Anthony Bourdain: A Tribute to the Celebrated Adventurer & Raconteur (1956-2018)

Anyone would be forgiven for thinking Anthony Bourdain had overcome his demons. After years of self-abuse and struggles with addiction, he began a second chapter in life as a celebrated adventurer and raconteur. I assume the fans who were familiar with his troubled early years had at least one moment where they thought, as they watched him travel across Southeast Asia, straddling a barely running dirt bike, on his way to learn about some staple dish that had been passed down through generations, β€œhe made it. The guy made it through. He’s OK now.”

His suicide should be a stark reminder to us all that depression doesn’t make sense. It won’t simply go away when life is ostensibly good. It would be hard to imagine a more perfectly bespoke life for Bourdain, which seemed like the manifestation of every box on his list having been checked. Yet, still, it wasn’t enough to keep him alive.

His impact on food culture is incalculable. You see it whenever freshly tattooed chefs gather to drink cheap beer at a food stall, in a celebration of anti-snobbery. Any time you notice a restaurant regular giving the side-eye to an entitled table of pain-in-the-ass tourists, as they make life miserable for the staff, you assume they learned the rules from Bourdain.

He’s the reason there’s a couple in skinny jeans and Blundstones, already seated, when you show up at the off-the-beaten-path, β€œsecret” restaurant in Mtskheta. Those of us who have scoured food markets in Cusco, Jaipur, and Battambang probably thought of Bourdain as we gathered exotic ingredients we had no idea what do with. We felt compelled to eat the HΓ‘karl, or try the SurstrΓΆmming, on a tacit dare from him.

What’s talked about less is how he almost single-handedly brought back participatory journalism. In these times when news is so blindly regurgitated that Onion pieces can get quoted as fact in The New York Times, it was refreshing to see boots on the ground, often in less than hospitable conditions, showing us real life, with both its good and lamentable facets. He came on the scene with the intrepidness of Peter Matthiessen, and curiosity of George Plimpton, rather than the insipidness of Gordon Ramsay, when we needed someone real.

Other food writers presented us with rarified experiences that didn’t seem available to mere mortals. Bourdain made people feel like it was possible to book the discount flight to somewhere, anywhere, grab a small shoulder bag, and go eat with the locals, providing us with a much needed panacea in xenophobic times. I was tempted to avoid β€œeveryman” rhetoric, but the fact is Bourdain actually seemed like one of us. He was sexy not because of inherent good looks, but because he had done the work, bore the scars, and carried himself with a rakishness that seemed attainable.

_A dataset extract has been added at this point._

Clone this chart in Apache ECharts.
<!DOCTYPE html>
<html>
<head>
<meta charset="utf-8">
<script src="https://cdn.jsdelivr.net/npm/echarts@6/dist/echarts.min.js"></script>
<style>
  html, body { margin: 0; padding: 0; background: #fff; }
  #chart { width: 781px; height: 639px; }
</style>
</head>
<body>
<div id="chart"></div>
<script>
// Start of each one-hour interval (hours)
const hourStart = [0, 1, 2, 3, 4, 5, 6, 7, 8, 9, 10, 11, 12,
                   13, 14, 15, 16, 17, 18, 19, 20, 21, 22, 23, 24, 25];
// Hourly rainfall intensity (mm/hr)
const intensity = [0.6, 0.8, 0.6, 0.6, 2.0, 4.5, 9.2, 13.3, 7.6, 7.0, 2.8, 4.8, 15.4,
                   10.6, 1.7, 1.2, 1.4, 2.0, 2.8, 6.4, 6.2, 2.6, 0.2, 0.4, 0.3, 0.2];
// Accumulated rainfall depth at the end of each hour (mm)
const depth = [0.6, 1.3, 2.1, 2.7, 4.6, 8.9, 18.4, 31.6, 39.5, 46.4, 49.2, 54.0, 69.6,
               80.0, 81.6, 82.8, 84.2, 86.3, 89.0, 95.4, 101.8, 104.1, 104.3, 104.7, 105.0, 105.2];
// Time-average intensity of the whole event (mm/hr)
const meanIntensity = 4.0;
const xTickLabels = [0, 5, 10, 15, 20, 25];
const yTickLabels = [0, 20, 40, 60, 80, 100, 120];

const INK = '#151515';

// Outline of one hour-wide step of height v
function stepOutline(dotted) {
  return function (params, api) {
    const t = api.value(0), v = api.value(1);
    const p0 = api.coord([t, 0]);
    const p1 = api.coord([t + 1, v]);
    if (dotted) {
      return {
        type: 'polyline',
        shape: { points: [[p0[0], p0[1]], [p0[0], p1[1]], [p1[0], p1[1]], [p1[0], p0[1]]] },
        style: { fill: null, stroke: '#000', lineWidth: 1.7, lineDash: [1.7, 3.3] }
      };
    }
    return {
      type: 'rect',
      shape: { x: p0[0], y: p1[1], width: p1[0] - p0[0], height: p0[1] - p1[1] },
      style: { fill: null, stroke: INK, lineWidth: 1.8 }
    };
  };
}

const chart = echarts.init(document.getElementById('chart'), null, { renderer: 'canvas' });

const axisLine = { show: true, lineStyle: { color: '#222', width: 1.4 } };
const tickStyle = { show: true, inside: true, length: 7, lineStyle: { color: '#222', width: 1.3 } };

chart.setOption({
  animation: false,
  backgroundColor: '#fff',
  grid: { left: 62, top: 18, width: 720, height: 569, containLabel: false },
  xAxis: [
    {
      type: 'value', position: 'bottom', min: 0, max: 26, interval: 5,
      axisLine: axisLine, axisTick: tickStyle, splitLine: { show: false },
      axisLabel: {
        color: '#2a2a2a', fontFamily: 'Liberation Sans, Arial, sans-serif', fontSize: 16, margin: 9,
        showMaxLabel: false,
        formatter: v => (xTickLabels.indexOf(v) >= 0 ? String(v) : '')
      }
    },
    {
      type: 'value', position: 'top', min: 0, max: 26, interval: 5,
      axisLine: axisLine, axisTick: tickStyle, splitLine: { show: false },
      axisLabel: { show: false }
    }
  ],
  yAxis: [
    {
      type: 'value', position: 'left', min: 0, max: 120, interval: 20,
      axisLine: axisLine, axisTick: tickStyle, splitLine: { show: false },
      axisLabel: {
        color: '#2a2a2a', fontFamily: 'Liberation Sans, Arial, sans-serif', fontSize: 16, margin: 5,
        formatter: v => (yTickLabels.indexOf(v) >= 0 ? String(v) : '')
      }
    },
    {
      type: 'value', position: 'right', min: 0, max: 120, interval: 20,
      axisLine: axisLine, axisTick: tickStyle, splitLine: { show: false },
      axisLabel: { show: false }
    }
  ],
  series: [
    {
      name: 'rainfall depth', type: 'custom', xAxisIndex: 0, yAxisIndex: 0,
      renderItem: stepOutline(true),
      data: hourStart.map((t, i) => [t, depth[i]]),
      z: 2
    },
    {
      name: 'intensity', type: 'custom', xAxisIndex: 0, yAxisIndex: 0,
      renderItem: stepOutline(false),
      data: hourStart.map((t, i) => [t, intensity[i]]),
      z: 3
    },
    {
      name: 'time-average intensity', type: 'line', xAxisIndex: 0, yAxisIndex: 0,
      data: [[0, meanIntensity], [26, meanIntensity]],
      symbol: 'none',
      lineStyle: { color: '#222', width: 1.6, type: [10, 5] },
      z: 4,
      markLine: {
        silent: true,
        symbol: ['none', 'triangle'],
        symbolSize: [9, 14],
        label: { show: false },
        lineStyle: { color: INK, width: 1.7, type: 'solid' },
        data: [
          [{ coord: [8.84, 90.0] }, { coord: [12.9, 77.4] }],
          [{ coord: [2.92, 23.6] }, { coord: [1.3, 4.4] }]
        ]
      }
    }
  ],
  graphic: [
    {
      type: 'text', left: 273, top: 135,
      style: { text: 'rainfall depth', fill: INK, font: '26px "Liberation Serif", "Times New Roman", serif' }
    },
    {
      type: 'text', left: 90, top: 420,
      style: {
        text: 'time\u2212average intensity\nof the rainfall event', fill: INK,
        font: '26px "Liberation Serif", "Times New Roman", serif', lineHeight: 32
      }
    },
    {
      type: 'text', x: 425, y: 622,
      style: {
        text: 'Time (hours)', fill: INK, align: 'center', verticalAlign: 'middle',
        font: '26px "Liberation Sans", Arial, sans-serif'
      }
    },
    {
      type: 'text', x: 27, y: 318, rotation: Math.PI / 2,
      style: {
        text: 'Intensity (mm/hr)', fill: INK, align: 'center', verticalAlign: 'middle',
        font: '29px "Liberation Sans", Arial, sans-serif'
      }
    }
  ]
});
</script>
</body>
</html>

Notable is the fact that he wasn’t celebrated as a chef, nor did he ever work in any restaurant of particular note. In a unique twist on the usually backhanded expression β€œthose who can’t, teach,” Bourdain realized he had an aptitude for nonfiction, after a couple of non-starts as a novelist. Furthermore, he never shied away from getting political, giving gloves-off assessments of the situation in Syria, putting a human face on the tragedy of daily life in Palestine, and calling out Henry Kissinger as a war criminal, with nary a thought of how it might put his career with CNN in jeopardy.

He was a voice for immigrants, pointing out that it’s they who often work the hardest hours, for the least pay, without complaint. It’s they who know the secrets of any kitchen they work in, as valuable to a chef as a seasoned Sergeant is to a newly graduated, hapless, Lieutenant. In the age of Brexit, and overtly racist Trumpian policy, he made it abundantly clear that we benefit immeasurably from their work, and the industry would collapse without the efforts of these unsung heroes. Kitchen Confidential may be laced with misogyny, but the older, wiser Bourdain came down on the correct side of women’s issues, ultimately lending his voice to the #MeToo movement, while giving his partner, Asia Argento, due credit.

Most of all he was a rare figure that different social groups could relate to. Like when your kid sister gets into Beck, or your straight-laced aunt speaks excitedly about the Kusama exhibition she went to last week, there have many been times, around many dinner tables, when dad brought up the latest episode of Parts Unknown, rather than politics, and there was a sigh of relief.

Bourdain brought us together, providing rare moments of β€œI can work with this” for black sheep alt-culture types. His shows’ theme songs brought the dirt bag rock of Queens of the Stone Age, Mark Lanegan, and Jon Spencer into the the living rooms of Red America. He was an agent who worked for us, had infiltrated the other camp, and was disseminating messages we couldn’t get across enemy lines on our own. If nothing else his absence creates a vacuum in that regard, at a time when we need people like him the most.